╭─ DATASET CONTENT
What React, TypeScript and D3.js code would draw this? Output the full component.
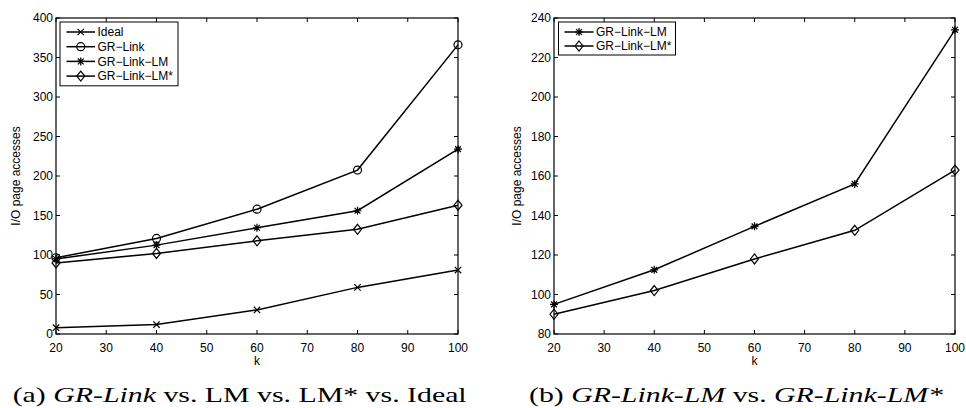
import React from "react";
import * as d3 from "d3";

const kValues = [20, 40, 60, 80, 100];
const ideal = [8, 12, 30.5, 59, 81];
const grLink = [96.5, 121, 158, 207.5, 366];
const grLinkLM = [95, 112.5, 134.5, 156, 234];
const grLinkLMStar = [90, 102, 118, 132.5, 163];
const xTicks = [20, 30, 40, 50, 60, 70, 80, 90, 100];
const yTicksA = [0, 50, 100, 150, 200, 250, 300, 350, 400];
const yTicksB = [80, 100, 120, 140, 160, 180, 200, 220, 240];

type Marker = "x" | "o" | "*" | "d";

function MarkerShape({ kind, cx, cy }: { kind: Marker; cx: number; cy: number }) {
  const s = { stroke: "#000", strokeWidth: 1.2, fill: "none" } as const;
  if (kind === "x") {
    const r = 3.2;
    return (
      <path d={`M${cx - r},${cy - r}L${cx + r},${cy + r}M${cx - r},${cy + r}L${cx + r},${cy - r}`} {...s} />
    );
  }
  if (kind === "o") return <circle cx={cx} cy={cy} r={4} {...s} fill="#fff" fillOpacity={0} />;
  if (kind === "*") {
    const r = 4;
    const q = 2.9;
    return (
      <path
        d={`M${cx - r},${cy}L${cx + r},${cy}M${cx},${cy - r}L${cx},${cy + r}M${cx - q},${cy - q}L${cx + q},${cy + q}M${cx - q},${cy + q}L${cx + q},${cy - q}`}
        {...s}
      />
    );
  }
  return <path d={`M${cx},${cy - 5}L${cx + 4},${cy}L${cx},${cy + 5}L${cx - 4},${cy}Z`} {...s} />;
}

type Series = { name: string; values: number[]; marker: Marker };

function Panel({
  x0, x1, yDomain, yTicks, series, legend, ylabelX,
}: {
  x0: number; x1: number; yDomain: [number, number]; yTicks: number[]; series: Series[];
  legend: { x: number; y: number; w: number; rowH: number; lineX0: number; lineX1: number; textX: number };
  ylabelX: number;
}) {
  const top = 18, bottom = 334;
  const x = d3.scaleLinear().domain([20, 100]).range([x0, x1]);
  const y = d3.scaleLinear().domain(yDomain).range([bottom, top]);
  const line = d3.line<number>().x((_, i) => x(kValues[i])).y((v) => y(v));
  const tl = 4;
  const font = "'Liberation Sans', Arial, sans-serif";
  return (
    <g>
      {series.map((s) => (
        <g key={s.name}>
          <path d={line(s.values) || ""} stroke="#000" strokeWidth={1.5} fill="none" />
          {s.values.map((v, i) => (
            <MarkerShape key={i} kind={s.marker} cx={x(kValues[i])} cy={y(v)} />
          ))}
        </g>
      ))}
      <rect x={x0} y={top} width={x1 - x0} height={bottom - top} fill="none" stroke="#000" strokeWidth={1.2} />
      {xTicks.map((t) => (
        <g key={t}>
          <line x1={x(t)} x2={x(t)} y1={bottom} y2={bottom - tl} stroke="#000" strokeWidth={1} />
          <line x1={x(t)} x2={x(t)} y1={top} y2={top + tl} stroke="#000" strokeWidth={1} />
          <text x={x(t)} y={351.5} textAnchor="middle" fontSize={12} fontFamily={font} fill="#000">{t}</text>
        </g>
      ))}
      {yTicks.map((t) => (
        <g key={t}>
          <line x1={x0} x2={x0 + tl} y1={y(t)} y2={y(t)} stroke="#000" strokeWidth={1} />
          <line x1={x1} x2={x1 - tl} y1={y(t)} y2={y(t)} stroke="#000" strokeWidth={1} />
          <text x={x0 - 3} y={y(t) + 4.3} textAnchor="end" fontSize={12} fontFamily={font} fill="#000">{t}</text>
        </g>
      ))}
      <text x={(x0 + x1) / 2} y={365} textAnchor="middle" fontSize={12} fontFamily={font} fill="#000">k</text>
      <text
        transform={`translate(${ylabelX},${(top + bottom) / 2}) rotate(-90)`}
        textAnchor="middle" fontSize={12} fontFamily={font} fill="#000"
      >
        I/O page accesses
      </text>
      <rect x={legend.x} y={legend.y} width={legend.w} height={legend.rowH * series.length + 5} fill="#fff" stroke="#000" strokeWidth={1} />
      {series.map((s, i) => {
        const cy = legend.y + 10 + i * legend.rowH;
        return (
          <g key={s.name}>
            <line x1={legend.lineX0} x2={legend.lineX1} y1={cy} y2={cy} stroke="#000" strokeWidth={1.5} />
            <MarkerShape kind={s.marker} cx={(legend.lineX0 + legend.lineX1) / 2} cy={cy} />
            <text x={legend.textX} y={cy + 4.3} fontSize={12} fontFamily={font} fill="#000">{s.name}</text>
          </g>
        );
      })}
    </g>
  );
}

export default function App() {
  const serif = "'Liberation Serif', 'Times New Roman', serif";
  return (
    <svg width={966} height={408} style={{ position: "absolute", left: 0, top: 0, background: "#fff" }}>
      <rect width={966} height={408} fill="#fff" />
      <Panel
        x0={56} x1={458} yDomain={[0, 400]} yTicks={yTicksA} ylabelX={19.5}
        series={[
          { name: "Ideal", values: ideal, marker: "x" },
          { name: "GR\u2212Link", values: grLink, marker: "o" },
          { name: "GR\u2212Link\u2212LM", values: grLinkLM, marker: "*" },
          { name: "GR\u2212Link\u2212LM*", values: grLinkLMStar, marker: "d" },
        ]}
        legend={{ x: 60, y: 22, w: 118, rowH: 14.7, lineX0: 66.5, lineX1: 95, textX: 97.5 }}
      />
      <Panel
        x0={554} x1={955} yDomain={[80, 240]} yTicks={yTicksB} ylabelX={521}
        series={[
          { name: "GR\u2212Link\u2212LM", values: grLinkLM, marker: "*" },
          { name: "GR\u2212Link\u2212LM*", values: grLinkLMStar, marker: "d" },
        ]}
        legend={{ x: 558.5, y: 22, w: 117, rowH: 14, lineX0: 564.5, lineX1: 593.5, textX: 596 }}
      />
      <text x={12.7} y={402} fontSize={21} fontFamily={serif} fill="#000" textLength={454} lengthAdjust="spacingAndGlyphs">
        (a) <tspan fontStyle="italic">GR-Link</tspan> vs. LM vs. LM* vs. Ideal
      </text>
      <text x={529} y={402} fontSize={21} fontFamily={serif} fill="#000" textLength={414} lengthAdjust="spacingAndGlyphs">
        (b) <tspan fontStyle="italic">GR-Link-LM</tspan> vs. <tspan fontStyle="italic">GR-Link-LM*</tspan>
      </text>
    </svg>
  );
}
╰─
--- WHAT YOU ARE ASKED TO DO ---
Reproduce the data above word for word from its first line through the line that holds "string; values: number[];", both ends included; skip pictures.

--- OUTPUT ---
What React, TypeScript and D3.js code would draw this? Output the full component.
import React from "react";
import * as d3 from "d3";

const kValues = [20, 40, 60, 80, 100];
const ideal = [8, 12, 30.5, 59, 81];
const grLink = [96.5, 121, 158, 207.5, 366];
const grLinkLM = [95, 112.5, 134.5, 156, 234];
const grLinkLMStar = [90, 102, 118, 132.5, 163];
const xTicks = [20, 30, 40, 50, 60, 70, 80, 90, 100];
const yTicksA = [0, 50, 100, 150, 200, 250, 300, 350, 400];
const yTicksB = [80, 100, 120, 140, 160, 180, 200, 220, 240];

type Marker = "x" | "o" | "*" | "d";

function MarkerShape({ kind, cx, cy }: { kind: Marker; cx: number; cy: number }) {
  const s = { stroke: "#000", strokeWidth: 1.2, fill: "none" } as const;
  if (kind === "x") {
    const r = 3.2;
    return (
      <path d={`M${cx - r},${cy - r}L${cx + r},${cy + r}M${cx - r},${cy + r}L${cx + r},${cy - r}`} {...s} />
    );
  }
  if (kind === "o") return <circle cx={cx} cy={cy} r={4} {...s} fill="#fff" fillOpacity={0} />;
  if (kind === "*") {
    const r = 4;
    const q = 2.9;
    return (
      <path
        d={`M${cx - r},${cy}L${cx + r},${cy}M${cx},${cy - r}L${cx},${cy + r}M${cx - q},${cy - q}L${cx + q},${cy + q}M${cx - q},${cy + q}L${cx + q},${cy - q}`}
        {...s}
      />
    );
  }
  return <path d={`M${cx},${cy - 5}L${cx + 4},${cy}L${cx},${cy + 5}L${cx - 4},${cy}Z`} {...s} />;
}

type Series = { name: string; values: number[]; marker: Marker };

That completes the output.